Short problem:
Everything from the first line down to the line containing "const yMinor = [12.5, 37.5, 62.5, 87.5];" is to be retyped exactly, both ends included, with pictures left out.

Material provided:
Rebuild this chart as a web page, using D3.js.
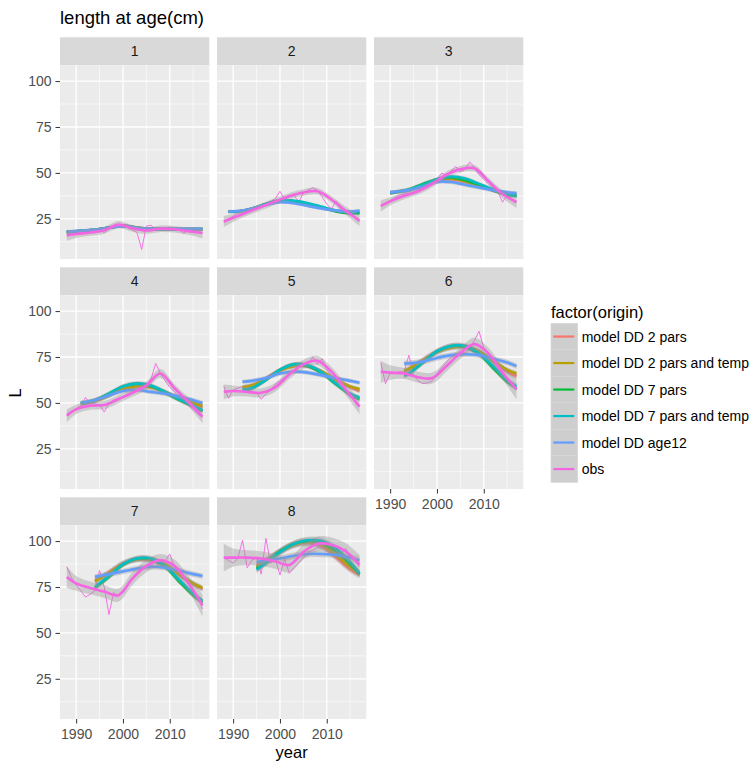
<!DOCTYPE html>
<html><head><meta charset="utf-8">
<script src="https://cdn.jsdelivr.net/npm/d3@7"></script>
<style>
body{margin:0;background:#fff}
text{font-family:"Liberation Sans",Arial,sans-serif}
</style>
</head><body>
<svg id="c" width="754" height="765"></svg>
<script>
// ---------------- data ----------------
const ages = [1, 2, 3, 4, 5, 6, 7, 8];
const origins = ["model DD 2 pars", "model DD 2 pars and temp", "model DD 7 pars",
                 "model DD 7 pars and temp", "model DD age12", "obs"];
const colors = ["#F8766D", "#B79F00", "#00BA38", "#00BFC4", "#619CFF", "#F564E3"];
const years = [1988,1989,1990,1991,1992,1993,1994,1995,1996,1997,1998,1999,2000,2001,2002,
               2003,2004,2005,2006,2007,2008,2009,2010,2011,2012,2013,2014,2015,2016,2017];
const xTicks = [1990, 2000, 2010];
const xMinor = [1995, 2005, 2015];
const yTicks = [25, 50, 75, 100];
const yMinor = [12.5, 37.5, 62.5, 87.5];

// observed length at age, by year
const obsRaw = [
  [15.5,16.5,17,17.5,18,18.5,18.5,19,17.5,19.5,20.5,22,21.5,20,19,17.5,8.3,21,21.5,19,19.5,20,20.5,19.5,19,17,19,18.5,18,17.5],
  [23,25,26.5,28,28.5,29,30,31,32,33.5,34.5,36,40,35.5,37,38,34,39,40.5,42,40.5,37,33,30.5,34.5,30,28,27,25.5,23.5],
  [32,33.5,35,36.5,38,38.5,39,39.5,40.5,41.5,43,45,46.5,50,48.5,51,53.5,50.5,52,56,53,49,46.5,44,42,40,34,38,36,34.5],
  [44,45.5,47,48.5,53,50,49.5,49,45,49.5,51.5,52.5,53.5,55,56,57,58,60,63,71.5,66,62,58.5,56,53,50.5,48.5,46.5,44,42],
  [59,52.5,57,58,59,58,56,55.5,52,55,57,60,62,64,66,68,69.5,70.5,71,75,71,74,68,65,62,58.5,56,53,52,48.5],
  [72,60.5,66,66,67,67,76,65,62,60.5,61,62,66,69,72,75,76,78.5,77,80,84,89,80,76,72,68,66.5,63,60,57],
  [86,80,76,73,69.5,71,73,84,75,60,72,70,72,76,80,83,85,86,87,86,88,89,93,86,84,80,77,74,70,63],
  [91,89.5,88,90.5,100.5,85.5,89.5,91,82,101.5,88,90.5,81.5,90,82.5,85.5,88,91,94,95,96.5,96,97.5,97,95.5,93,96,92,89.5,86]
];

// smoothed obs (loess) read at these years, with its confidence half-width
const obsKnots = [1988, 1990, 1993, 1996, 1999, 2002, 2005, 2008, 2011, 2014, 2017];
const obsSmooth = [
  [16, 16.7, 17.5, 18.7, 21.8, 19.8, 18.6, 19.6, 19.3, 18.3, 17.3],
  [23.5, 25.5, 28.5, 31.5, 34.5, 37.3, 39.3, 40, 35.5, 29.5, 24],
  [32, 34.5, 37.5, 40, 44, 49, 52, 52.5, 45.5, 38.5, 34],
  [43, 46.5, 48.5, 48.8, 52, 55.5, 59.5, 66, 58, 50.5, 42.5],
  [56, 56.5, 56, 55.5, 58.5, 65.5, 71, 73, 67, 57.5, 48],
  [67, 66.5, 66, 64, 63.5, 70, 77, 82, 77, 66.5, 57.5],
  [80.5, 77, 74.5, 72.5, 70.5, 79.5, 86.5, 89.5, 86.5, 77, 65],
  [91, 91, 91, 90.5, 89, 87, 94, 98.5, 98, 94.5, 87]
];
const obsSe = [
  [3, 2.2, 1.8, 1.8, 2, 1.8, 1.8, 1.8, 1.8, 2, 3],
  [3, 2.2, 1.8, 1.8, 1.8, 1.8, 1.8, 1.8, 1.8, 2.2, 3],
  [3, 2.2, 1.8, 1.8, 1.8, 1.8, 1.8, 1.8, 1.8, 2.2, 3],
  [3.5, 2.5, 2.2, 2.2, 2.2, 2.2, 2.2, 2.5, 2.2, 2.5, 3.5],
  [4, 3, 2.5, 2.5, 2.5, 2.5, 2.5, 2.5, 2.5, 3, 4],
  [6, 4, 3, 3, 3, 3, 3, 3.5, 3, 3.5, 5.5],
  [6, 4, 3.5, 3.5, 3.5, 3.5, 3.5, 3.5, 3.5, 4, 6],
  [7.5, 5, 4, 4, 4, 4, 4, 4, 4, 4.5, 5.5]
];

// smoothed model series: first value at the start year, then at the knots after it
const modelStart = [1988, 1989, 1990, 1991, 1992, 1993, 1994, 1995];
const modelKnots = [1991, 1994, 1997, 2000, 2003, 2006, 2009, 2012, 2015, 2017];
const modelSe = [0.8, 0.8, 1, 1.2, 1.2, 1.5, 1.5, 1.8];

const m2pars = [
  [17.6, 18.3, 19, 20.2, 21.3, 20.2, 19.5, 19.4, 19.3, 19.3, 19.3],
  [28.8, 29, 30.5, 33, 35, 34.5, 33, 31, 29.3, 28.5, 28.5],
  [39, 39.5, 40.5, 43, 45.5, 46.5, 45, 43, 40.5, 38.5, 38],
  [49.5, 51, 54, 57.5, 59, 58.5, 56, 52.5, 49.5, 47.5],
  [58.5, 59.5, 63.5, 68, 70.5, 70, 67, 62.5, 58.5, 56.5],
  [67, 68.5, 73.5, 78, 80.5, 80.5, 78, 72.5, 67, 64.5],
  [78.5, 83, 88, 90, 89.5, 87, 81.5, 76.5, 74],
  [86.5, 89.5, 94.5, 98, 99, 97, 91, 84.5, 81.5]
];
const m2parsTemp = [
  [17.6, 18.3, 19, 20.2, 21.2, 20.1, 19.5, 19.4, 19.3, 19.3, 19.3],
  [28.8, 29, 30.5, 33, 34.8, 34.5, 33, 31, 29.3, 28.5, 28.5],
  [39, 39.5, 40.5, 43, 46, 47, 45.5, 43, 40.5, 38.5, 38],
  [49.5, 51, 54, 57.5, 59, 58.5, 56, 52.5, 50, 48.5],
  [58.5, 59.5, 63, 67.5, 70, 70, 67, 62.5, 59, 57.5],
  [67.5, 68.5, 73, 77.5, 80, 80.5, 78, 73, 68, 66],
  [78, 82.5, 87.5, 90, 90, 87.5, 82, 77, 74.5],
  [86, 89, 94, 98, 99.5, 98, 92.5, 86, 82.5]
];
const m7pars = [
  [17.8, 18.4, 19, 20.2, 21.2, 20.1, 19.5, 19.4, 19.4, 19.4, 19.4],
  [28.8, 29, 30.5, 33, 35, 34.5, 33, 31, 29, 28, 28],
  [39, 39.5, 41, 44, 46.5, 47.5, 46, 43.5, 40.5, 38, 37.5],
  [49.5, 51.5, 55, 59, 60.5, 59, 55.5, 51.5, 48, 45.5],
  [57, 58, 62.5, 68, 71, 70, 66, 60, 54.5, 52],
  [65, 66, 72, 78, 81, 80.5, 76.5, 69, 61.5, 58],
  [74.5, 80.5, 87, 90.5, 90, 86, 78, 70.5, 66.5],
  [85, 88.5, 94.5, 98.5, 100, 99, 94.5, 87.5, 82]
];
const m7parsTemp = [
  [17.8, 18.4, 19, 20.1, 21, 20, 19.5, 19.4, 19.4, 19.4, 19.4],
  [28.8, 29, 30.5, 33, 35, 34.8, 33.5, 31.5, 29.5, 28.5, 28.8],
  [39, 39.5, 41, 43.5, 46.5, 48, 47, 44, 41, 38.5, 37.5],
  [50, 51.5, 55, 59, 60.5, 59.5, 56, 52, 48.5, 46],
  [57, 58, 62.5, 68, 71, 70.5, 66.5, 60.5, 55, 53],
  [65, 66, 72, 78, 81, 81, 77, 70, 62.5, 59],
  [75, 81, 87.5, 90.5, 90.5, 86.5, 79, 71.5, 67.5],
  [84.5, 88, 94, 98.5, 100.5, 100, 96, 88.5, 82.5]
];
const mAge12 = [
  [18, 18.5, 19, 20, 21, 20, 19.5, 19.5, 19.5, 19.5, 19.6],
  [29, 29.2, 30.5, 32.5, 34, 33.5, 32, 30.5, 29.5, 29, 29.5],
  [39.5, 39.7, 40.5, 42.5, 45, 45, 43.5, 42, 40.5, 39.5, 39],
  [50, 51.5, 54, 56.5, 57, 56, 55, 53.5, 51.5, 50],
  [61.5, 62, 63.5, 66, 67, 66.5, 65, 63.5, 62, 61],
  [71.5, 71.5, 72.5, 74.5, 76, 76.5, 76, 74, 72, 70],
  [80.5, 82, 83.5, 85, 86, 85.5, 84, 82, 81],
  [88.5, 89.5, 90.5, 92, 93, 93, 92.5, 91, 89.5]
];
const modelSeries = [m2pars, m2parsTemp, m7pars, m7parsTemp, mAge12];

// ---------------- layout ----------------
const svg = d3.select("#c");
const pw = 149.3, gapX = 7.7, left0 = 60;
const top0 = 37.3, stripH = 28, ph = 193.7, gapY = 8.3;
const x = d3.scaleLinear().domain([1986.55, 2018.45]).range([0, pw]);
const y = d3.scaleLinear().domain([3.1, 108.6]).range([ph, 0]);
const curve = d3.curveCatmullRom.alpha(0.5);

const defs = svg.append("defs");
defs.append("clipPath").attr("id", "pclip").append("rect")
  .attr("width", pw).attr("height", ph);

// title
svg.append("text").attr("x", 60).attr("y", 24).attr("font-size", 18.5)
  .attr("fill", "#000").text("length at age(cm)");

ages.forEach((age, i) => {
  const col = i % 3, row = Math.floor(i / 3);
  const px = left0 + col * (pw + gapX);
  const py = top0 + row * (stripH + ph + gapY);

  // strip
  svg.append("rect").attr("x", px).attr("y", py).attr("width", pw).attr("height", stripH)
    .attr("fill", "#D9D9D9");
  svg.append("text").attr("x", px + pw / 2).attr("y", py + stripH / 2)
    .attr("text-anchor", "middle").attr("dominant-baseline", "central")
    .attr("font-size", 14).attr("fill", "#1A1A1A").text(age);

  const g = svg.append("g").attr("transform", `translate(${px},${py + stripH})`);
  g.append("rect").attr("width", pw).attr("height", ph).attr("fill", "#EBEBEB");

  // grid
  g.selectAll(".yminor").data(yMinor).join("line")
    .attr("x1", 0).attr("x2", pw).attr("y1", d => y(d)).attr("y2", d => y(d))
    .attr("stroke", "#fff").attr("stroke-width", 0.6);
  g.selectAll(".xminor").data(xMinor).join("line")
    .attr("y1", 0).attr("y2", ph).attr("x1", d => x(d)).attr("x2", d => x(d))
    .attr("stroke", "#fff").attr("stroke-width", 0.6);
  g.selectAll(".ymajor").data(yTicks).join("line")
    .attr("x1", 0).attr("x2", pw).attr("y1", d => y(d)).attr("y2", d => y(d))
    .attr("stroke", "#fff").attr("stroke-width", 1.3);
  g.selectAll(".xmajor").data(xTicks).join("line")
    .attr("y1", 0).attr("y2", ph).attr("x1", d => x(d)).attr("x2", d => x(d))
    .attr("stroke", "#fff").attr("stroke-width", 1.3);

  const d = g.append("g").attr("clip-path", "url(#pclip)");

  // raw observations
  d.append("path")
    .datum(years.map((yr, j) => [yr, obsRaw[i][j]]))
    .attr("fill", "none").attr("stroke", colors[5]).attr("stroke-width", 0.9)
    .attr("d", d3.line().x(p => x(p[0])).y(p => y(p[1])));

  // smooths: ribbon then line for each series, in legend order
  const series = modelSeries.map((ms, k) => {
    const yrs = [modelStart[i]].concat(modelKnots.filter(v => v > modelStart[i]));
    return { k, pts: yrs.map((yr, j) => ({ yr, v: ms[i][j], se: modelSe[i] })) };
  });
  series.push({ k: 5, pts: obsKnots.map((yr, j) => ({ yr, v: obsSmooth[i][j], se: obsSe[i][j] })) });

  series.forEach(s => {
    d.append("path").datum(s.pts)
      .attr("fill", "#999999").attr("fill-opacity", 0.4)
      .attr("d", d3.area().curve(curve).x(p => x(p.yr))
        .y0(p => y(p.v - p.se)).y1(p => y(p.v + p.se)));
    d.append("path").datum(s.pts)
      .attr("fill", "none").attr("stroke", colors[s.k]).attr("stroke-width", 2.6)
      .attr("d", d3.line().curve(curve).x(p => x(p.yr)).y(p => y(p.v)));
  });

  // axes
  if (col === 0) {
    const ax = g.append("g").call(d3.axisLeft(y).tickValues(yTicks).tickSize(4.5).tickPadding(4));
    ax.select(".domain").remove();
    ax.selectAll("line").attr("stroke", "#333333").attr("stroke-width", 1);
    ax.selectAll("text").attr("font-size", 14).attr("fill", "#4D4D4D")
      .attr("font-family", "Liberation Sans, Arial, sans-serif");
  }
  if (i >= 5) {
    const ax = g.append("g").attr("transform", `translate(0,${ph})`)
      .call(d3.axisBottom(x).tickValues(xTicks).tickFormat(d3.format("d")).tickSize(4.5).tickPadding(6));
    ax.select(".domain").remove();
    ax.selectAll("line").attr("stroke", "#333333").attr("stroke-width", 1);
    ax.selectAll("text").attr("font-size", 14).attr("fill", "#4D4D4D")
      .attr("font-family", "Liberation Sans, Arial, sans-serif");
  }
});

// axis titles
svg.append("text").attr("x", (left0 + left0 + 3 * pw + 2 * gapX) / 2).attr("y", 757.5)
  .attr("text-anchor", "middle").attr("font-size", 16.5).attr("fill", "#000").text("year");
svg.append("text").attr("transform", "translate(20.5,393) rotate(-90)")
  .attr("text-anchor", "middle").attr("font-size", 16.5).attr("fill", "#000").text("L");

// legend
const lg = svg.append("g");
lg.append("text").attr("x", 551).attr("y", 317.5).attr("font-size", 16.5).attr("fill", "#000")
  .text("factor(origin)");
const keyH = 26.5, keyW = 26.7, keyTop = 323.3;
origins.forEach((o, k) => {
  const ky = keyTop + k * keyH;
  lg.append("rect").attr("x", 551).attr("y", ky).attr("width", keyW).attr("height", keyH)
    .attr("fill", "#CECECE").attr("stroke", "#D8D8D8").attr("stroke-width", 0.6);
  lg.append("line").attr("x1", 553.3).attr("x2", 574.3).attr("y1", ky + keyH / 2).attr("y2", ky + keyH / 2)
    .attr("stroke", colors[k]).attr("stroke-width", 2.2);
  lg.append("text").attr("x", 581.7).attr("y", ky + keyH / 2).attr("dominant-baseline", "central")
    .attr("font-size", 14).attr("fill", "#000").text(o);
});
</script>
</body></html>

Worked answer:
Rebuild this chart as a web page, using D3.js.
<!DOCTYPE html>
<html><head><meta charset="utf-8">
<script src="https://cdn.jsdelivr.net/npm/d3@7"></script>
<style>
body{margin:0;background:#fff}
text{font-family:"Liberation Sans",Arial,sans-serif}
</style>
</head><body>
<svg id="c" width="754" height="765"></svg>
<script>
// ---------------- data ----------------
const ages = [1, 2, 3, 4, 5, 6, 7, 8];
const origins = ["model DD 2 pars", "model DD 2 pars and temp", "model DD 7 pars",
                 "model DD 7 pars and temp", "model DD age12", "obs"];
const colors = ["#F8766D", "#B79F00", "#00BA38", "#00BFC4", "#619CFF", "#F564E3"];
const years = [1988,1989,1990,1991,1992,1993,1994,1995,1996,1997,1998,1999,2000,2001,2002,
               2003,2004,2005,2006,2007,2008,2009,2010,2011,2012,2013,2014,2015,2016,2017];
const xTicks = [1990, 2000, 2010];
const xMinor = [1995, 2005, 2015];
const yTicks = [25, 50, 75, 100];
const yMinor = [12.5, 37.5, 62.5, 87.5];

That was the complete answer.